Source material ▸
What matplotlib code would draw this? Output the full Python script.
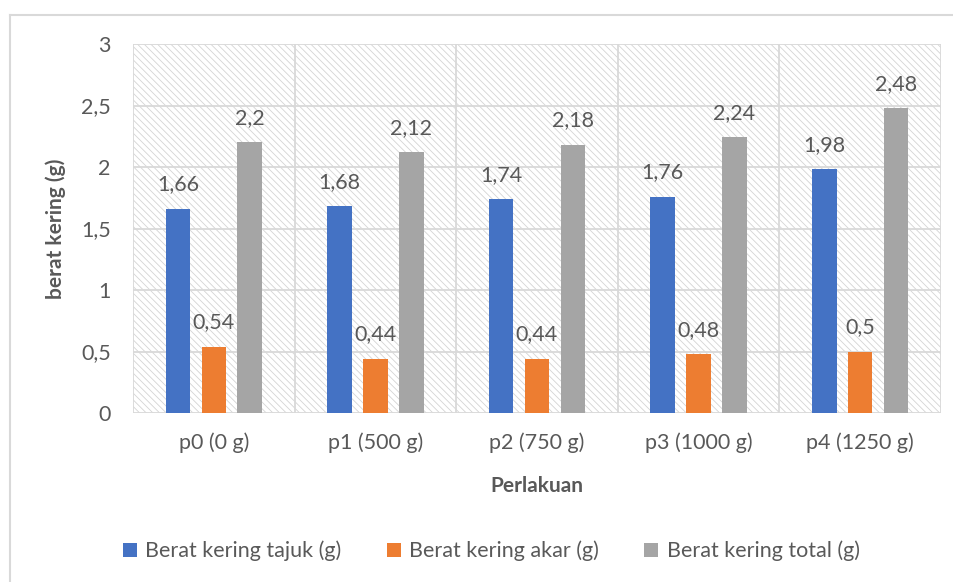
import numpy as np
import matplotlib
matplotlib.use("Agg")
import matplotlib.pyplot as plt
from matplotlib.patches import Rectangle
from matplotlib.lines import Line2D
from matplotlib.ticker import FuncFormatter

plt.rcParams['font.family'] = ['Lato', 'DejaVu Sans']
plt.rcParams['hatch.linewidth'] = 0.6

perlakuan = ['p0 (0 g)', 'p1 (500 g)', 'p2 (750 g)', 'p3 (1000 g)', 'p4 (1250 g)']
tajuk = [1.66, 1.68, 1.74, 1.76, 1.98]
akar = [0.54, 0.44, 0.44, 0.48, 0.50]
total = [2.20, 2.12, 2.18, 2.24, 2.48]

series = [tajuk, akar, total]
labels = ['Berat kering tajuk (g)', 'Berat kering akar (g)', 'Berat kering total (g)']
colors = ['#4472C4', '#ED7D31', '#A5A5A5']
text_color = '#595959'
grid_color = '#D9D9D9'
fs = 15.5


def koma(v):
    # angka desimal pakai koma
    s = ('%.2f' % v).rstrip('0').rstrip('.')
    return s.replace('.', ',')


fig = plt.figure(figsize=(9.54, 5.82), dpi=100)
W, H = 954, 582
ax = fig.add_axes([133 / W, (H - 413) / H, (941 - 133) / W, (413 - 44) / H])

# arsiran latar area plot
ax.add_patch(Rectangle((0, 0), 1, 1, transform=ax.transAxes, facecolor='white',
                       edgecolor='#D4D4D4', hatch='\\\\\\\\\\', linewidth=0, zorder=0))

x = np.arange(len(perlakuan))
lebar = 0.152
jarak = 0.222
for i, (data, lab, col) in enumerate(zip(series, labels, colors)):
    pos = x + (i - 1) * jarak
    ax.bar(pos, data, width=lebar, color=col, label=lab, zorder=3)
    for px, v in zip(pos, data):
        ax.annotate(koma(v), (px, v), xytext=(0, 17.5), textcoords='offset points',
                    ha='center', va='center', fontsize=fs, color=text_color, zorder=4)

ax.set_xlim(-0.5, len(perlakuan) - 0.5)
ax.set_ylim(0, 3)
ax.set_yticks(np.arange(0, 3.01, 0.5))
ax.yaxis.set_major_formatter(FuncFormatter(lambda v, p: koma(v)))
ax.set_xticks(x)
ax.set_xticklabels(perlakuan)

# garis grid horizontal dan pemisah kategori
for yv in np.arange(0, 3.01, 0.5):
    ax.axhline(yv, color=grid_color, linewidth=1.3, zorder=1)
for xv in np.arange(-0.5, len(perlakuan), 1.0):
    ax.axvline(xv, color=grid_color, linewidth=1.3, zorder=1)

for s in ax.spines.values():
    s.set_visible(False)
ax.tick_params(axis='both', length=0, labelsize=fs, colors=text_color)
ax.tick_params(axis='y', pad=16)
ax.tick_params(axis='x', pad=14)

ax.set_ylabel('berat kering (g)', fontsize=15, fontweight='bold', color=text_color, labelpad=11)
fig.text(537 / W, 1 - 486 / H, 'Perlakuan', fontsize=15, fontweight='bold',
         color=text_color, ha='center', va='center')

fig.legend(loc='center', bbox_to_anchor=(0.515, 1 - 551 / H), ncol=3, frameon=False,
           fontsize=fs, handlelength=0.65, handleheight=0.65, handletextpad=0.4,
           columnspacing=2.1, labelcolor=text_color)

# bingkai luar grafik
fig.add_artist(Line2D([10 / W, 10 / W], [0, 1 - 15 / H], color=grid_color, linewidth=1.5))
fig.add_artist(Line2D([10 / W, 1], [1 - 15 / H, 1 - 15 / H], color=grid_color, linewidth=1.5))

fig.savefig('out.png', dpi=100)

Goal ▸ Exactly as they appear, print the lines of the listing above from its first line through the line that contains "plt.rcParams['hatch.linewidth'] = 0.6", minus the pictures.

Task output ▸
What matplotlib code would draw this? Output the full Python script.
import numpy as np
import matplotlib
matplotlib.use("Agg")
import matplotlib.pyplot as plt
from matplotlib.patches import Rectangle
from matplotlib.lines import Line2D
from matplotlib.ticker import FuncFormatter

plt.rcParams['font.family'] = ['Lato', 'DejaVu Sans']
plt.rcParams['hatch.linewidth'] = 0.6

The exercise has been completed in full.